Partitioning and Secondary Indexes

Overview

Partitioning becomes more complicated once there are secondary indexes. A secondary index usually doesn’t identify a record uniquely, but is rather a way of searching for occurrences of a particular value. This means secondary indexes don’t map neatly to partitions and other strategies are required.

Partitioning Secondary Indexes by Document

In this strategy, each partition is completely separate: each partition maintains its own secondary indexes, covering only the documents in that partition. It doesn’t care what data is stored in other partitions. Whenever we write to the database, we only need to deal with the partition that contains the document we are writing. Hence, a document-partitioned index is called a local index.

Reading however requires sending our query to all partitions and combine the results. This is known as scatter/gather, and it can make read queries on secondary indexes expensive.

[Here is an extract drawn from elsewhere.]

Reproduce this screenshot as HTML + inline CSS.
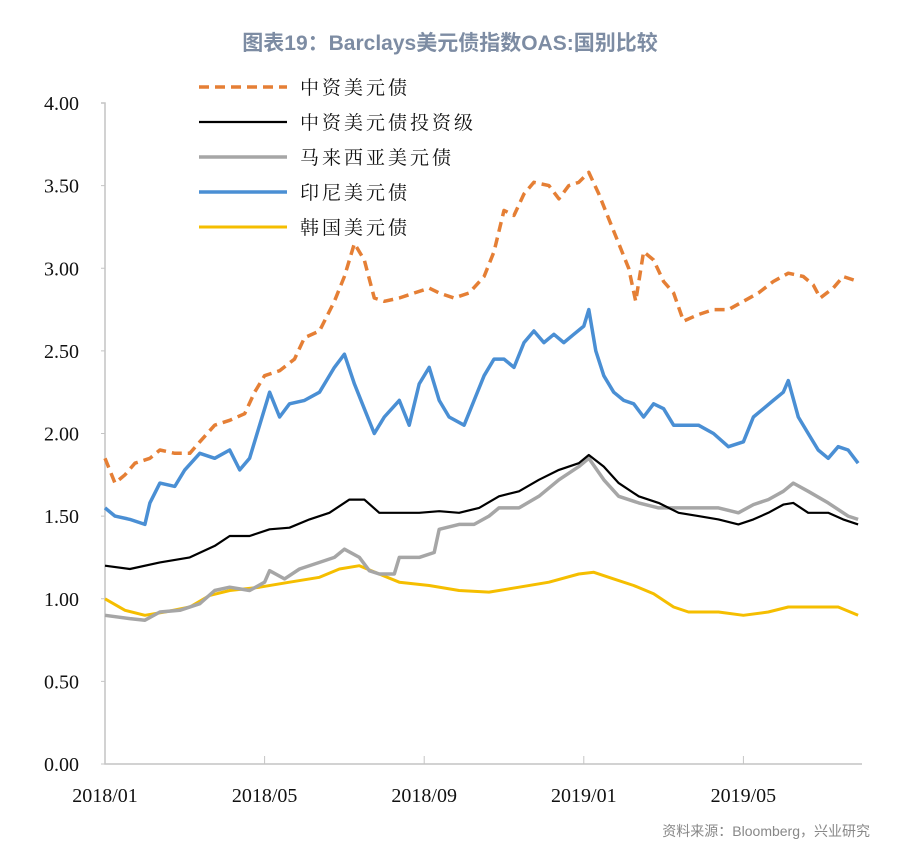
<!DOCTYPE html>
<html><head><meta charset="utf-8"><style>
body{margin:0;background:#fff;width:900px;height:856px;overflow:hidden}
svg text{font-family:"Liberation Serif","Noto Serif CJK SC",serif}
</style></head><body>
<svg id="c" width="900" height="856">
<text x="450" y="50" text-anchor="middle" font-size="21" font-weight="bold" fill="#7d8ca3" style="font-family:'Liberation Sans','Noto Sans CJK SC',sans-serif">图表19：Barclays美元债指数OAS:国别比较</text>
<text x="870" y="836" text-anchor="end" font-size="14" fill="#888" style="font-family:'Liberation Sans','Noto Sans CJK SC',sans-serif">资料来源：Bloomberg，兴业研究</text>
</svg>
<script>
// time in months since 2018/01
const cnT=[0,.25,.5,.75,1.125,1.375,1.75,2.125,2.375,2.75,3.125,3.5,3.75,4,4.375,4.75,5,5.375,5.75,6,6.25,6.5,6.75,7,7.375,7.75,8.125,8.375,8.75,9.125,9.5,9.75,10,10.25,10.5,10.75,11.125,11.375,11.625,11.875,12.125,12.375,12.625,12.875,13.125,13.3,13.5,13.75,14,14.25,14.5,14.875,15.25,15.625,16,16.375,16.75,17.125,17.5,17.75,17.925,18.25,18.5,18.875];
const cnV=[1.85,1.70,1.75,1.82,1.85,1.90,1.88,1.88,1.95,2.05,2.08,2.12,2.25,2.35,2.38,2.45,2.58,2.62,2.80,2.95,3.15,3.05,2.82,2.80,2.82,2.85,2.88,2.85,2.82,2.85,2.95,3.10,3.35,3.32,3.45,3.52,3.50,3.42,3.50,3.52,3.58,3.45,3.30,3.15,3.00,2.80,3.10,3.05,2.92,2.85,2.68,2.72,2.75,2.75,2.80,2.85,2.92,2.97,2.95,2.90,2.82,2.88,2.95,2.92];
const idT=[0,.25,.625,1,1.125,1.375,1.75,2,2.375,2.75,3.125,3.375,3.625,3.875,4.125,4.375,4.625,5,5.375,5.75,6,6.25,6.5,6.75,7,7.375,7.625,7.875,8.125,8.375,8.625,9,9.25,9.5,9.75,10,10.25,10.5,10.75,11,11.25,11.5,11.75,12,12.125,12.3,12.5,12.75,13,13.25,13.5,13.75,14,14.25,14.5,14.875,15.25,15.625,16,16.25,16.5,16.75,17,17.125,17.375,17.625,17.875,18.125,18.375,18.625,18.875];
const idV=[1.55,1.50,1.48,1.45,1.58,1.70,1.68,1.78,1.88,1.85,1.90,1.78,1.85,2.05,2.25,2.10,2.18,2.20,2.25,2.40,2.48,2.30,2.15,2.00,2.10,2.20,2.05,2.30,2.40,2.20,2.10,2.05,2.20,2.35,2.45,2.45,2.40,2.55,2.62,2.55,2.60,2.55,2.60,2.65,2.75,2.50,2.35,2.25,2.20,2.18,2.10,2.18,2.15,2.05,2.05,2.05,2.00,1.92,1.95,2.10,2.15,2.20,2.25,2.32,2.10,2.00,1.90,1.85,1.92,1.90,1.82];
const bkT=[0,.625,1.375,2.125,2.75,3.125,3.625,4.125,4.625,5.125,5.625,6.125,6.5,6.875,7.375,7.875,8.375,8.875,9.375,9.875,10.375,10.875,11.375,11.875,12.125,12.5,12.875,13.375,13.875,14.375,14.875,15.375,15.875,16.25,16.625,17,17.25,17.625,18.125,18.5,18.875];
const bkV=[1.20,1.18,1.22,1.25,1.32,1.38,1.38,1.42,1.43,1.48,1.52,1.60,1.60,1.52,1.52,1.52,1.53,1.52,1.55,1.62,1.65,1.72,1.78,1.82,1.87,1.80,1.70,1.62,1.58,1.52,1.50,1.48,1.45,1.48,1.52,1.57,1.58,1.52,1.52,1.48,1.45];
const myT=[0,.625,1,1.375,1.875,2.375,2.75,3.125,3.625,4,4.125,4.5,4.875,5.375,5.75,6,6.375,6.625,6.875,7.25,7.375,7.875,8.25,8.375,8.875,9.25,9.625,9.875,10.375,10.875,11.375,11.875,12.125,12.5,12.875,13.375,13.875,14.375,14.875,15.375,15.875,16.25,16.625,17,17.25,17.625,18.125,18.625,18.875];
const myV=[0.90,0.88,0.87,0.92,0.93,0.97,1.05,1.07,1.05,1.10,1.17,1.12,1.18,1.22,1.25,1.30,1.25,1.17,1.15,1.15,1.25,1.25,1.28,1.42,1.45,1.45,1.50,1.55,1.55,1.62,1.72,1.80,1.85,1.72,1.62,1.58,1.55,1.55,1.55,1.55,1.52,1.57,1.60,1.65,1.70,1.65,1.58,1.50,1.48];
const krT=[0,.5,1,1.5,2.125,2.625,3.125,3.875,4.625,5.375,5.875,6.375,6.875,7.375,8.125,8.875,9.625,10.375,11.125,11.875,12.25,12.75,13.25,13.75,14.25,14.625,15.375,16,16.625,17.125,17.625,18.375,18.875];
const krV=[1.00,0.93,0.90,0.92,0.95,1.02,1.05,1.07,1.10,1.13,1.18,1.20,1.15,1.10,1.08,1.05,1.04,1.07,1.10,1.15,1.16,1.12,1.08,1.03,0.95,0.92,0.92,0.90,0.92,0.95,0.95,0.95,0.90];
const yTicks=["0.00","0.50","1.00","1.50","2.00","2.50","3.00","3.50","4.00"];
const xTicks=["2018/01","2018/05","2018/09","2019/01","2019/05"];
const xTickMonths=[0,4,8,12,16];
const seriesNames=["中资美元债","中资美元债投资级","马来西亚美元债","印尼美元债","韩国美元债"];

const NS="http://www.w3.org/2000/svg",svg=document.getElementById('c');
const X=t=>105+t*39.9, Y=v=>764-v*165.25;
function mk(tag,a,parent){const e=document.createElementNS(NS,tag);for(const k in a)e.setAttribute(k,a[k]);(parent||svg).appendChild(e);return e;}
const ax=mk('path',{d:'M101 '+Y(4)+'H105V764H862',fill:'none',stroke:'#c4c4c4','stroke-width':1.5});


yTicks.forEach(s=>{const v=parseFloat(s);
 const tk=mk('line',{x1:101,x2:105,y1:Y(v),y2:Y(v),stroke:'#c4c4c4'});
 
 
 const t=mk('text',{x:79,y:Y(v)+7,'text-anchor':'end','font-size':20,fill:'#111'});t.textContent=s;
 
 });
xTicks.forEach((s,i)=>{const x=X(xTickMonths[i]);
 if(i>0){const tk=mk('line',{x1:x,x2:x,y1:756,y2:764,stroke:'#c4c4c4'});
 
 }
 const t=mk('text',{x:x,y:802,'text-anchor':'middle','font-size':20,fill:'#111'});t.textContent=s;
 
 });
const styles=[
 {c:'#e57f35',w:3.5,d:'10 6',T:cnT,V:cnV,n:'line-china'},
 {c:'#000',w:2.2,d:'',T:bkT,V:bkV,n:'line-china-ig'},
 {c:'#a6a6a6',w:3.5,d:'',T:myT,V:myV,n:'line-malaysia'},
 {c:'#4a8fd4',w:3.5,d:'',T:idT,V:idV,n:'line-indonesia'},
 {c:'#f5be00',w:3,d:'',T:krT,V:krV,n:'line-korea'}];
const order=[4,2,1,3,0];
order.forEach(i=>{const s=styles[i];
 const p=mk('path',{d:s.T.map((t,j)=>(j?'L':'M')+X(t).toFixed(1)+' '+Y(s.V[j]).toFixed(1)).join(''),fill:'none',stroke:s.c,'stroke-width':s.w,'stroke-dasharray':s.d,'stroke-linejoin':'round'});
 
 });
styles.forEach((s,i)=>{const y=87+i*35;
 const g=mk('g',{});
 
 
 mk('line',{x1:199,x2:287,y1:y,y2:y,stroke:s.c,'stroke-width':s.w,'stroke-dasharray':s.d},g);
 const t=mk('text',{x:300,y:y+7,'font-size':19,fill:'#111','letter-spacing':'3',style:"font-family:'Liberation Serif','Noto Serif CJK SC',serif"},g);t.textContent=seriesNames[i];});
</script>
</body></html>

Partitioning Secondary Indexes by Term

Rather than each partition having its own secondary index (a local index), we construct a global index that covers data in all partitions. This global index must itself be partitioned, but can be partitioned differently to the primary key index.

This kind of index is term-partitioned because the term we’re looking for determines the partition of the index. As before, we can partition the index by the term itself, or using a hash of the term.

The advantage of a global index is that it can make reads more efficient. Rather than scatter/gather-ing over all partitions, a client only needs to make a request to the partition containing the term it wants. The downside is that writes are slower and more complicated, because a write to a single document may now affect multiple partitions of the index.

Furthermore, updates to global secondary indexes are often asynchronous so we don’t have strong consistency guarantees.